学术文献库

Radio detection of air-showers is a mature technique that has gained momentum over the past decades. With increasingly large-scale experiments, massive air-shower simulations are needed to evaluate the radio signal at each antenna position. Radio Morphing was developed for this purpose. It is a semi-analytical tool that enables a fast computation of the radio signal emitted by any air-shower at any location, from the simulation data of one single reference shower at given positions. It relies on simple electromagnetic scaling laws of the radio emission (i.e., electric field) at the antenna level and then an interpolation of the radio pulse at the desired positions. We present here major improvements on the Radio Morphing method that have been implemented recently. The upgraded version is based on revised and refined scaling laws, derived from physical principles. It also includes shower-to-shower fluctuations and a new spatial interpolation technique, thanks to which an excellent signal timing accuracy of a fraction of nanosecond can be reached.
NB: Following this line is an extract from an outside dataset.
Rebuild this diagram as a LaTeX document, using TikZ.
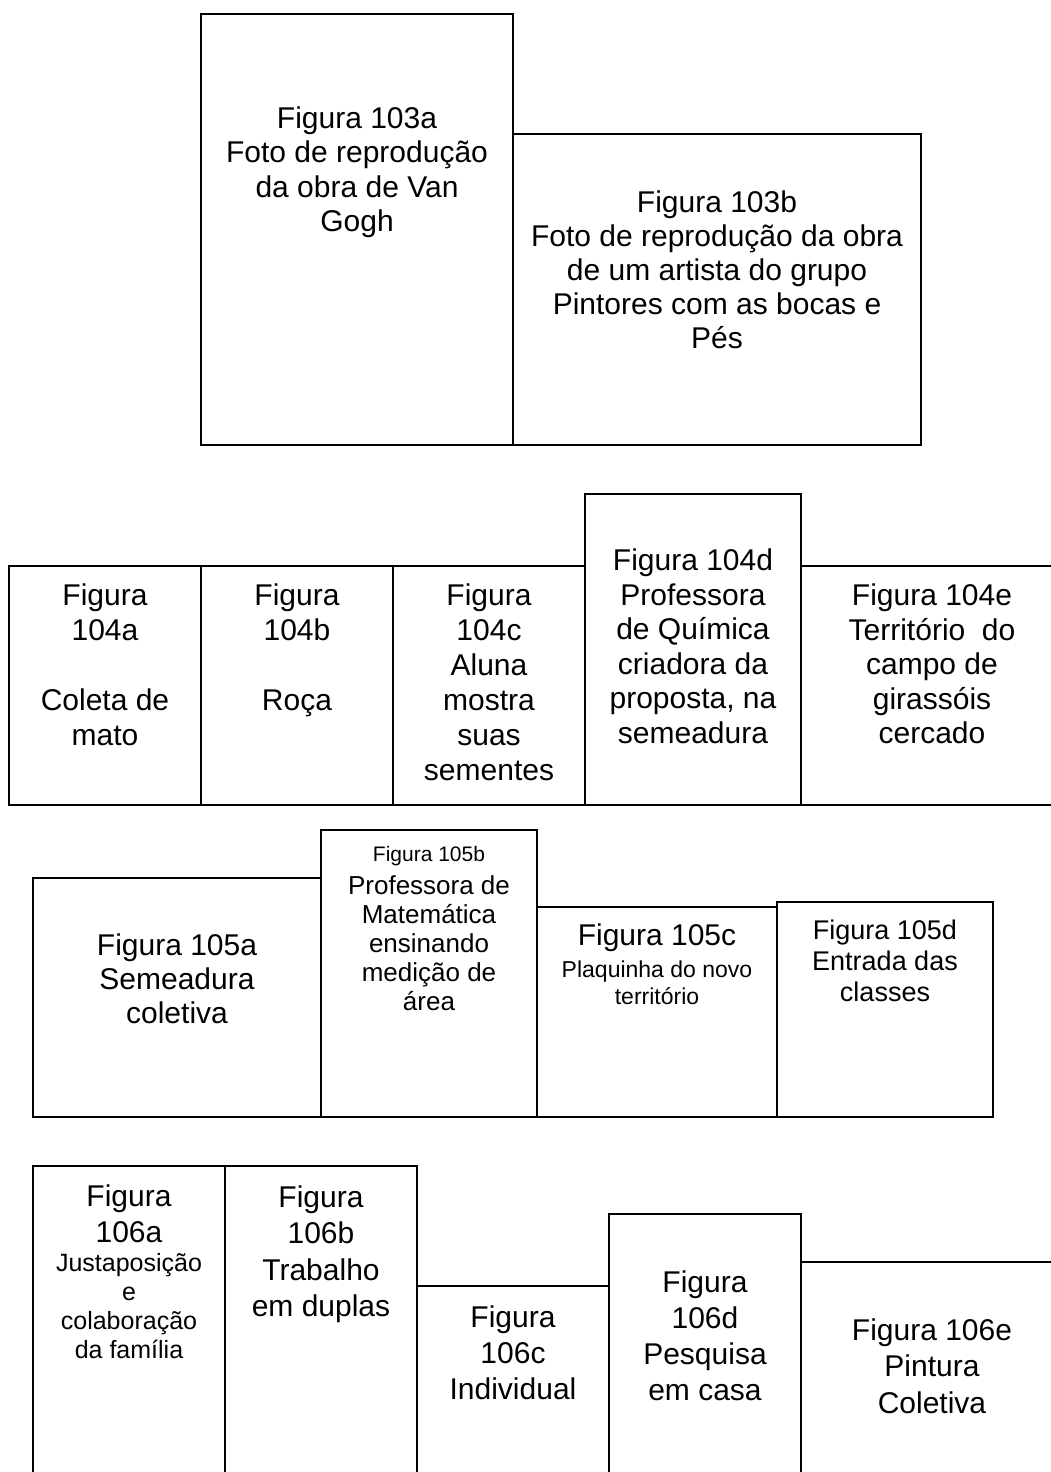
\documentclass[tikz,border=0pt]{standalone}
\usepackage{fontspec}
\setmainfont{Liberation Sans}
\tikzset{
  box/.style={draw=black,line width=1.8pt,inner sep=0pt,outer sep=0pt},
  txt/.style={anchor=north,inner sep=0pt,align=center,text=black}
}
% box: name, x1, y1, x2, y2 (pixels, y downwards)
\newcommand\figbox[5]{\node[box,minimum width={(#4-#2)*1pt},minimum height={(#5-#3)*1pt}] (#1) at ({(#2+#4)/2},{(#3+#5)/2}) {};}
% text block: name, x centre, centre of first line, font size, line skip, text
\newcommand\figtext[6]{\node[txt,font=\fontsize{#4}{#5}\selectfont] (#1) at (#2,{#3-0.47*#4}) {\rule{0pt}{0.8em}#6};}
\begin{document}
\begin{tikzpicture}[x=1pt,y=-1pt]
\useasboundingbox (0,0) rectangle (1051,1472);
\clip (0,0) rectangle (1051,1472);
\fill[white] (0,0) rectangle (1051,1472);
% row 103
\figbox{b103a}{201}{14}{513}{445}
\figbox{b103b}{513}{134}{921}{445}
\figtext{t103a}{357}{118}{30}{34.5}{Figura 103a\\Foto de reprodução\\da obra de Van\\Gogh}
\figtext{t103b}{717}{202}{30}{34}{Figura 103b\\Foto de reprodução da obra\\de um artista do grupo\\Pintores com as bocas e\\Pés}
% row 104
\figbox{b104a}{9}{566}{201}{805}
\figbox{b104b}{201}{566}{393}{805}
\figbox{b104c}{393}{566}{585}{805}
\figbox{b104d}{585}{494}{801}{805}
\figbox{b104e}{801}{566}{1070}{805}
\figtext{t104a}{105}{595.5}{30}{35}{Figura\\104a\\\mbox{}\\Coleta de\\mato}
\figtext{t104b}{297}{595.5}{30}{35}{Figura\\104b\\\mbox{}\\Roça}
\figtext{t104c}{489}{595.5}{30}{35}{Figura\\104c\\Aluna\\mostra\\suas\\sementes}
\figtext{t104d}{693}{560.5}{30}{34.5}{Figura 104d\\Professora\\de Química\\criadora da\\proposta, na\\semeadura}
\figtext{t104e}{932}{595.5}{30}{34.5}{Figura 104e\\Território~ do\\campo de\\girassóis\\cercado}
% row 105
\figbox{b105a}{33}{878}{321}{1117}
\figbox{b105b}{321}{830}{537}{1117}
\figbox{b105c}{537}{907}{777}{1117}
\figbox{b105d}{777}{902}{993}{1117}
\figtext{t105a}{177}{945}{30}{34}{Figura 105a\\Semeadura\\coletiva}
\figtext{t105bh}{429}{854}{21}{24}{Figura 105b}
\figtext{t105b}{429}{886}{26}{29}{Professora de\\Matemática\\ensinando\\medição de\\área}
\figtext{t105ch}{657}{935}{30}{34}{Figura 105c}
\figtext{t105c}{657}{970}{23}{27}{Plaquinha do novo\\território}
\figtext{t105d}{885}{930}{27}{31}{Figura 105d\\Entrada das\\classes}
% row 106
\figbox{b106a}{33}{1166}{225}{1500}
\figbox{b106b}{225}{1166}{417}{1500}
\figbox{b106c}{417}{1286}{609}{1500}
\figbox{b106d}{609}{1214}{801}{1500}
\figbox{b106e}{801}{1262}{1070}{1500}
\figtext{t106ah}{129}{1196}{30}{36}{Figura\\106a}
\figtext{t106a}{129}{1263}{25}{29}{Justaposição\\e\\colaboração\\da família}
\figtext{t106b}{321}{1197}{30}{36.5}{Figura\\106b\\Trabalho\\em duplas}
\figtext{t106c}{513}{1317}{30}{36}{Figura\\106c\\Individual}
\figtext{t106d}{705}{1282}{30}{36.2}{Figura\\106d\\Pesquisa\\em casa}
\figtext{t106e}{932}{1330}{30}{36.7}{Figura 106e\\Pintura\\Coletiva}
\end{tikzpicture}
\end{document}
This new implementation, provides simulated signals with relative differences on the peak-to-peak amplitude of ZHAireS simulations below 10\% (respectively 25\%) for 91\% (99\%) of antennas while the computation time was reduced by more than 2 orders of magnitude compared to standard simulations. This makes Radio Morphing an efficient tool that allows for a fast and accurate computation of air-shower radio signals. Further implementation of Askaryan emission or enabling to use an input value of the geomagnetic field should reduce relative differences with ZHAireS by few percents and make the method more universal.